Thapiporn Suporn, Poowin Bunyavejchewin, Pattanarat Faugchun and Natthanont Sukthungthong

Pertanika Journal of Tropical Agricultural Science, Volume 29, Issue 2, June 2021

DOI: https://doi.org/10.47836/pjssh.29.2.09

Keywords: Cold War, international system, new Cold War, polarisation, polarity

Published on: 28 June 2021

Recently, the term ‘new Cold War’ has become popular among the media and in academia as a description of contemporary world politics, in general, and major-power relations. Despite the connotations of its name, the Cold War period, sometimes referred to as the long peace, was associated with stability and the avoidance of an all-out world war.

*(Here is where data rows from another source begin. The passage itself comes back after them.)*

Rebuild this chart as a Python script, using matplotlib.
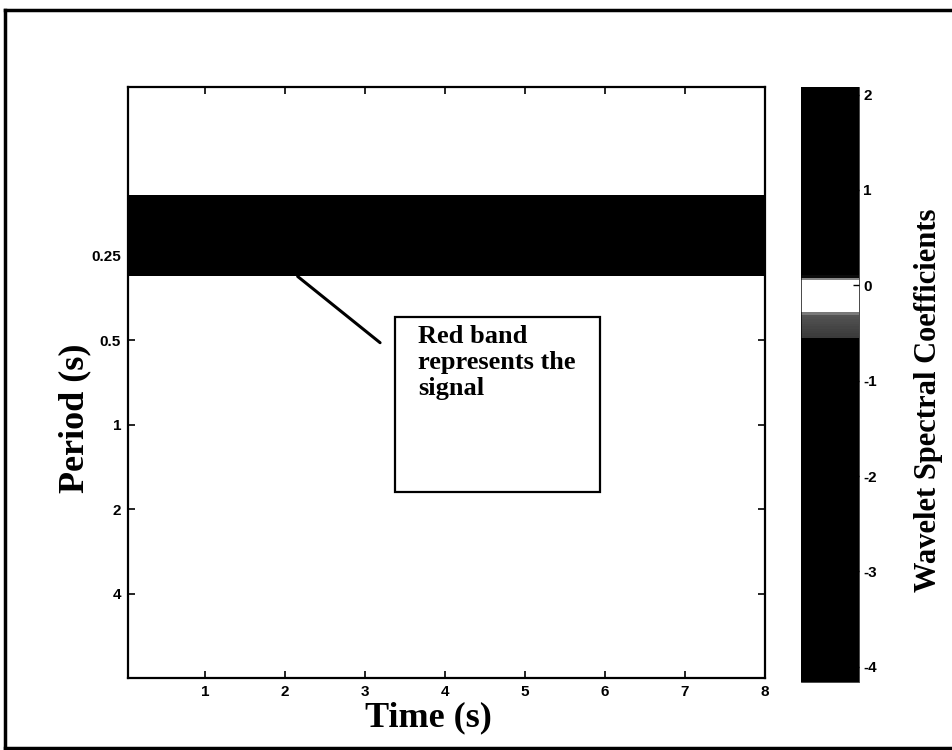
import numpy as np
import matplotlib
matplotlib.use("Agg")
import matplotlib.pyplot as plt
from matplotlib.colors import LinearSegmentedColormap
from matplotlib.patches import Rectangle
from matplotlib.lines import Line2D

# time / period grid of the wavelet map
time_edges = [0.04, 8.0]
period_edges = [1 / 16, 0.152, 0.296, 8.0]
coeff = [[0.0], [1.9], [0.0]]

period_ticks = [0.25, 0.5, 1, 2, 4]
period_labels = ["0.25", "0.5", "1", "2", "4"]
time_ticks = [1, 2, 3, 4, 5, 6, 7, 8]
cbar_ticks = [2, 1, 0, -1, -2, -3, -4]
cbar_labels = ["2", "1", "0", "-1", "-2", "-3", "-4"]
vmin, vmax = -4.16, 2.08

# grayscale version of the spectral colormap
def pos(v):
    return (v - vmin) / (vmax - vmin)

cmap = LinearSegmentedColormap.from_list("gray_spec", [
    (0.0, "black"),
    (pos(-0.56), "black"),
    (pos(-0.54), "#3a3a3a"),
    (pos(-0.30), "#555555"),
    (pos(-0.27), "white"),
    (pos(0.05), "white"),
    (pos(0.07), "#999999"),
    (pos(0.10), "black"),
    (1.0, "black"),
])

plt.rcParams["font.family"] = ["Liberation Serif", "DejaVu Serif"]

fig = plt.figure(figsize=(9.53, 7.5), dpi=100)
W, H = 953, 750

def fbox(x0, y0, x1, y1):
    return [x0 / W, 1 - y1 / H, (x1 - x0) / W, (y1 - y0) / H]

ax = fig.add_axes(fbox(128, 87, 765, 678))
cax = fig.add_axes(fbox(801, 87, 859, 682))

mesh = ax.pcolormesh(time_edges, period_edges, coeff, cmap=cmap,
                     vmin=vmin, vmax=vmax, shading="flat")
ax.set_yscale("log", base=2)
ax.set_ylim(8, 1 / 16)
ax.set_xlim(time_edges[0], time_edges[-1])
ax.set_yticks(period_ticks)
ax.set_yticklabels(period_labels)
ax.yaxis.set_minor_locator(matplotlib.ticker.NullLocator())
ax.set_xticks(time_ticks)
ax.tick_params(direction="in", length=5, width=1.2, top=True, right=True,
               labelsize=11, pad=5)
for lab in ax.get_xticklabels() + ax.get_yticklabels():
    lab.set_fontfamily("Liberation Sans")
    lab.set_fontweight("bold")
for s in ax.spines.values():
    s.set_linewidth(1.6)

ax.set_xlabel("Time (s)", fontsize=26, fontweight="bold")
ax.xaxis.set_label_coords(0.471, -0.040)
ax.set_ylabel("Period (s)", fontsize=26, fontweight="bold")
ax.yaxis.set_label_coords(-0.058, 0.44)

# callout for the signal band
ax.annotate("", xy=(2.16, 0.296), xytext=(3.19, 0.51),
            arrowprops=dict(arrowstyle="-", lw=2.2, color="black",
                            shrinkA=0, shrinkB=0))
ax.add_patch(Rectangle((0.419, 0.315), 0.322, 0.296, transform=ax.transAxes,
                       fill=False, lw=1.6, ec="black", zorder=5))
ax.text(0.455, 0.597, "Red band\nrepresents the\nsignal", transform=ax.transAxes,
        ha="left", va="top", fontsize=19, fontweight="bold",
        linespacing=1.15, zorder=6)

cb = fig.colorbar(mesh, cax=cax, ticks=cbar_ticks)
cb.set_ticklabels(cbar_labels)
cb.outline.set_linewidth(0.5)
cax.tick_params(direction="in", length=4, width=1, labelsize=11, pad=3)
for lab in cax.get_yticklabels():
    lab.set_fontfamily("Liberation Sans")
    lab.set_fontweight("bold")
cb.set_label("Wavelet Spectral Coefficients", fontsize=22, fontweight="bold")
cax.yaxis.set_label_coords(1.95, 0.474)

# page frame
frame_kw = dict(transform=fig.transFigure, color="black", lw=2.5)
fig.add_artist(Line2D([5 / W, 5 / W], [1 - 10 / H, 1 - 748 / H], **frame_kw))
fig.add_artist(Line2D([5 / W, 1.0], [1 - 10 / H, 1 - 10 / H], **frame_kw))
fig.add_artist(Line2D([5 / W, 1.0], [1 - 748 / H, 1 - 748 / H], **frame_kw))

fig.savefig("out.png", dpi=100)
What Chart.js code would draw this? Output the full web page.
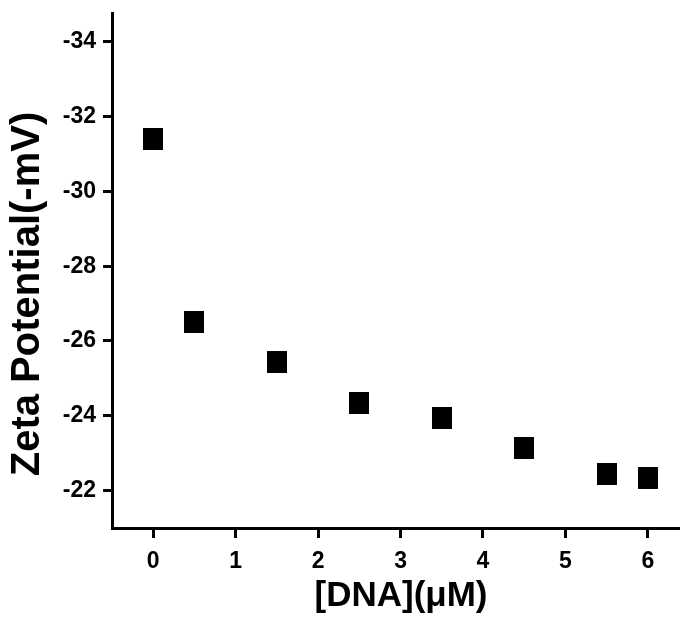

This study offers a preliminary examination of the extent to which 21st-century world politics reflects the features of the old Cold War. The findings show that the polarity and polarisation inherent in the current international system are similar to conditions of the early Cold War period (1947–1962), which can be classified as both power bipolar and cluster bipolar. Theoretically, this systemic condition is neither most nor least prone to war. However, similar to the pre-1962 Cold War period, when the implicit rules of the major-power game had yet reached maturity, little consensus on the proper conduct of American–Chinese relations has been reached at present, making current major-power politics highly uncertain and prone to conflict that may lead to war.